James John Foster (September 13, 1905 – January 4, 1969) was a Scottish-Canadian ice hockey goaltender. He is best known for his role in leading Great Britain men's national ice hockey team to its only gold medal, in ice hockey at the 1936 Winter Olympics. He was posthumously inducted into the IIHF Hall of Fame in 2023.

==Early life==
Born in Glasgow, Foster emigrated to Winnipeg, Manitoba in 1912. Foster first rose to prominence as a hockey player in the Winnipeg Junior Hockey League in the early 1920s. With the Winnipeg Argonauts, and later the University of Manitoba, Foster earned a reputation as "the world's finest goaltender." His team won the Manitoba Junior Provincial Championship in 1925. He was a two-time winner of the Manitoba Championship, first in 1927 with the Winnipeg Winnipegs and in 1930 with the Elmwood Millionaires. Around this time, he suffered a broken leg and had to briefly leave hockey. In 1931, he joined the Moncton Hawks of the Maritime Senior Hockey League, a team he led to the Allan Cup finals in 1932. Foster went an astounding 417 minutes without allowing a goal. He also led the Hawks to victories in the Allan Cup in 1933 and 1934, and during his three seasons with the team, he missed only one game.

== Career ==

=== Return to Britain ===
In 1935, along with the coach of the Moncton Hawks and Foster's longtime mentor, Percy Nicklin, Foster moved to London to play for the Richmond Hawks. He was selected to the All-Star team, and his new Hawks finished in a tie for first in the league. The Canadian Amateur Hockey Association suspended Foster and teammate Alexander Archer for "leaving the dominion without permission" to play in England. The International Ice Hockey Federation upheld the decision and the pair were only cleared to play in the Olympics when the Canadians waived the suspensions for the duration of the games.

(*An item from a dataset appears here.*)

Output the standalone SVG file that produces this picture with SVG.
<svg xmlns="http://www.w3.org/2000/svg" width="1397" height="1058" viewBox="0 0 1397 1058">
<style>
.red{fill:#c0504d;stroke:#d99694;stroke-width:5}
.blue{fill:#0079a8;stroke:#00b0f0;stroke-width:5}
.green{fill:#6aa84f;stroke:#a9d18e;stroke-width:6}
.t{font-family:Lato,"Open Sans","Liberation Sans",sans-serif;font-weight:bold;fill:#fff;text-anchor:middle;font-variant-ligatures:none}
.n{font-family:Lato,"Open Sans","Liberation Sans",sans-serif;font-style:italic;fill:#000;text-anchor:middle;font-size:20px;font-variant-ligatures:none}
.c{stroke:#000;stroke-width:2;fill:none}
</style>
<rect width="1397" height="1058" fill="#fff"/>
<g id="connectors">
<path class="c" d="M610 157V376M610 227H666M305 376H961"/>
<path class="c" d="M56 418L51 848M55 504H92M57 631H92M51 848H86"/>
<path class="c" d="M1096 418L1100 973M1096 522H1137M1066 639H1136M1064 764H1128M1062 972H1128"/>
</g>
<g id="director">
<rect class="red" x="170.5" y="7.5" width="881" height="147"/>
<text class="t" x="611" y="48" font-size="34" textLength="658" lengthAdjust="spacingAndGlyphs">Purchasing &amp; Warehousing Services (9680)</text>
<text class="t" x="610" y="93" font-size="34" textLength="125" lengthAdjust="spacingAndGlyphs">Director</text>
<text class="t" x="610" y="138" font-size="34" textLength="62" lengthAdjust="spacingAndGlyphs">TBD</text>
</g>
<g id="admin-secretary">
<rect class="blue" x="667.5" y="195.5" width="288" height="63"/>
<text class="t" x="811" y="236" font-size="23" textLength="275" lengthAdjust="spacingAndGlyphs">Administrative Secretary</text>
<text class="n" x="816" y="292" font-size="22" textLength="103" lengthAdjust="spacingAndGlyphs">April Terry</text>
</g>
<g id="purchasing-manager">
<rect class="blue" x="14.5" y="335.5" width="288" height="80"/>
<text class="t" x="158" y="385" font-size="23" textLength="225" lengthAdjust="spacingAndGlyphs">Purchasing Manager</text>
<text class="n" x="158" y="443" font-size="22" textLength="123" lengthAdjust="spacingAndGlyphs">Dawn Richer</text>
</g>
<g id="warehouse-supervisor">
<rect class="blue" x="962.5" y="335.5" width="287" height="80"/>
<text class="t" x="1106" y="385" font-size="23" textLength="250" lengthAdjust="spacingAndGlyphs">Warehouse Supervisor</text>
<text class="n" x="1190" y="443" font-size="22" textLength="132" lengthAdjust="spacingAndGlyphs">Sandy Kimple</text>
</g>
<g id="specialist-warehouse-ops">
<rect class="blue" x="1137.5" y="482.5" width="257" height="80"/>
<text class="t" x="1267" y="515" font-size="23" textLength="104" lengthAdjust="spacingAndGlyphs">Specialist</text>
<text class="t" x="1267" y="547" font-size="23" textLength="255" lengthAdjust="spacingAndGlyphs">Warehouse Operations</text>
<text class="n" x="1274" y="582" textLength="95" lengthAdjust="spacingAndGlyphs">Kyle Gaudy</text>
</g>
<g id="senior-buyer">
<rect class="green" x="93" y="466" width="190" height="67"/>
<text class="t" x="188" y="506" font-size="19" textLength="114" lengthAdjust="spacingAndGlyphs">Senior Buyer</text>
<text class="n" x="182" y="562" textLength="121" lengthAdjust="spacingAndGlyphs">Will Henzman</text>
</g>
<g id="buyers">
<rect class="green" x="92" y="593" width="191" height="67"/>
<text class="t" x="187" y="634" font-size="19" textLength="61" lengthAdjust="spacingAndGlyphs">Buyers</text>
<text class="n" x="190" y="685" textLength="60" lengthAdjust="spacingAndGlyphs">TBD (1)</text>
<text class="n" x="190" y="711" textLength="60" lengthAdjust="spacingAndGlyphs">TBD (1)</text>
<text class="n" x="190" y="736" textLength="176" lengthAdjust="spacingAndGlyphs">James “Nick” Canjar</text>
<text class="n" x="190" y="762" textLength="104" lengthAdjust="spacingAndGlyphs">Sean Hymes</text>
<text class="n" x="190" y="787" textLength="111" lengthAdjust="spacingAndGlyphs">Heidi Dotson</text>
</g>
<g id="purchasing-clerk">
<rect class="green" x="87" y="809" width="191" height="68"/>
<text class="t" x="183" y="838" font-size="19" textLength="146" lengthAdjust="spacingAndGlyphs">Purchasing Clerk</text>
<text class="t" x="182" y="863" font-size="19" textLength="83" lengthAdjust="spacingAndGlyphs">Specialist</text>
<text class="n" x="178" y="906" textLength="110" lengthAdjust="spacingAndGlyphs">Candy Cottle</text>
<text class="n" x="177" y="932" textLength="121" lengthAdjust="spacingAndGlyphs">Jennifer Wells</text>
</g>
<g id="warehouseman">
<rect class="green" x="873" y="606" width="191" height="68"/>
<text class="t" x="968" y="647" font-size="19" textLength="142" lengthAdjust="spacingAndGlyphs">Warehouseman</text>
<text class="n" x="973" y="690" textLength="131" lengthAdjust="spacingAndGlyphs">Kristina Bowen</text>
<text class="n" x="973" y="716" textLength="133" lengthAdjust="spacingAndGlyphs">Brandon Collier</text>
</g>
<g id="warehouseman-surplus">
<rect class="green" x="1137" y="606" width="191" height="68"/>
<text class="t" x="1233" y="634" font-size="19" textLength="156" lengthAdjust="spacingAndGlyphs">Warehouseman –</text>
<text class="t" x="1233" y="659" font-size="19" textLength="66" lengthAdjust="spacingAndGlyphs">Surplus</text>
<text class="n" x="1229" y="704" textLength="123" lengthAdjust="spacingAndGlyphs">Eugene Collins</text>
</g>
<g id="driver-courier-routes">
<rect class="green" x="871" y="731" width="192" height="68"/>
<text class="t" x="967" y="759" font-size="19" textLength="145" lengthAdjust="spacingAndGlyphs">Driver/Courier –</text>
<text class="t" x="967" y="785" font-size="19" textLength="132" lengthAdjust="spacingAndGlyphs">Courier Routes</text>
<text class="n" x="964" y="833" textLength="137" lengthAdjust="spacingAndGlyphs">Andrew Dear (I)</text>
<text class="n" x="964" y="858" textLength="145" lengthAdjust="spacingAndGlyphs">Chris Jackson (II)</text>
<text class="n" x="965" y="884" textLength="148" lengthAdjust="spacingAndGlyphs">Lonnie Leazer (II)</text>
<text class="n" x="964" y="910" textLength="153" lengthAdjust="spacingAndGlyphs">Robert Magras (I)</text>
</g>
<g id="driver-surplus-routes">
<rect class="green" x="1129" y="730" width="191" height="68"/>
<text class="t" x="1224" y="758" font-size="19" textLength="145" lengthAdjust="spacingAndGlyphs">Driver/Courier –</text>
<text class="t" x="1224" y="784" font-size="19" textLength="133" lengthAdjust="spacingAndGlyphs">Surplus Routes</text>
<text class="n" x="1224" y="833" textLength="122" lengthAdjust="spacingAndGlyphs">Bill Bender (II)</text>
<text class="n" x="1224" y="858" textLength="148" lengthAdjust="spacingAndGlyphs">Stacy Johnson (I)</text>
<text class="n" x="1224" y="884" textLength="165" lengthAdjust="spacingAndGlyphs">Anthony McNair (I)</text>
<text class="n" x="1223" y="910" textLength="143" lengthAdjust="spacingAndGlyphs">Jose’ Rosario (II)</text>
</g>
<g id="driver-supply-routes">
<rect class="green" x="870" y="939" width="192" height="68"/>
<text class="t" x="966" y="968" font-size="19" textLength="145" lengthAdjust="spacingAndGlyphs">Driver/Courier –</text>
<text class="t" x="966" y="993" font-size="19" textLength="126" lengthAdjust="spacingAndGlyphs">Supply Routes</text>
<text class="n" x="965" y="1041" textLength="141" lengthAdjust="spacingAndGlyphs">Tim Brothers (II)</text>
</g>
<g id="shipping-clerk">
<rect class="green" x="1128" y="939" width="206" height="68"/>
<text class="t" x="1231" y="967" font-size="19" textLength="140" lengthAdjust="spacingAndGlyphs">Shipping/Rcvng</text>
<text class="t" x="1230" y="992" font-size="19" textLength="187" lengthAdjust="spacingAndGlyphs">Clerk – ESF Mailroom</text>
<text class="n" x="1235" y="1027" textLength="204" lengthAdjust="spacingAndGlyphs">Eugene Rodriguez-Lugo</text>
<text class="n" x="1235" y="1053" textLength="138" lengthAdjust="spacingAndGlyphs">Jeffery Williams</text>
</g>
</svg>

=== 1936 Olympic Games ===

In ice hockey at the 1936 Winter Olympics, Foster represented Great Britain in ice hockey. Foster, along with eight other British born players who had learned their hockey in Canada, a Canadian born British resident and two British natives, helped to lead Great Britain to its first and only Olympic gold medal in ice hockey, narrowly beating out Canada. In seven games, Foster allowed only three goals, recording four shutouts. Foster was allowed to play in the Olympics when Canadian Amateur Hockey Association president E. A. Gilroy chose not to enforce a suspension on the eve of the Olympics as a gesture of sportsmanship towards Great Britain.

=== Later career ===
In the years following the 1936 Olympics, Foster continued to represent Great Britain in international competition, leading the nation to back-to-back European Championships in 1937 and 1938. After playing a season with the Harringay Greyhounds, Foster returned to Canada in 1940 to work in an aircraft factory. He later played for the Glace Bay Miners and the Quebec Aces. He was inducted into the British Ice Hockey Hall of Fame in 1950. As he once thought of entering the Church, he was nicknamed "The Parson".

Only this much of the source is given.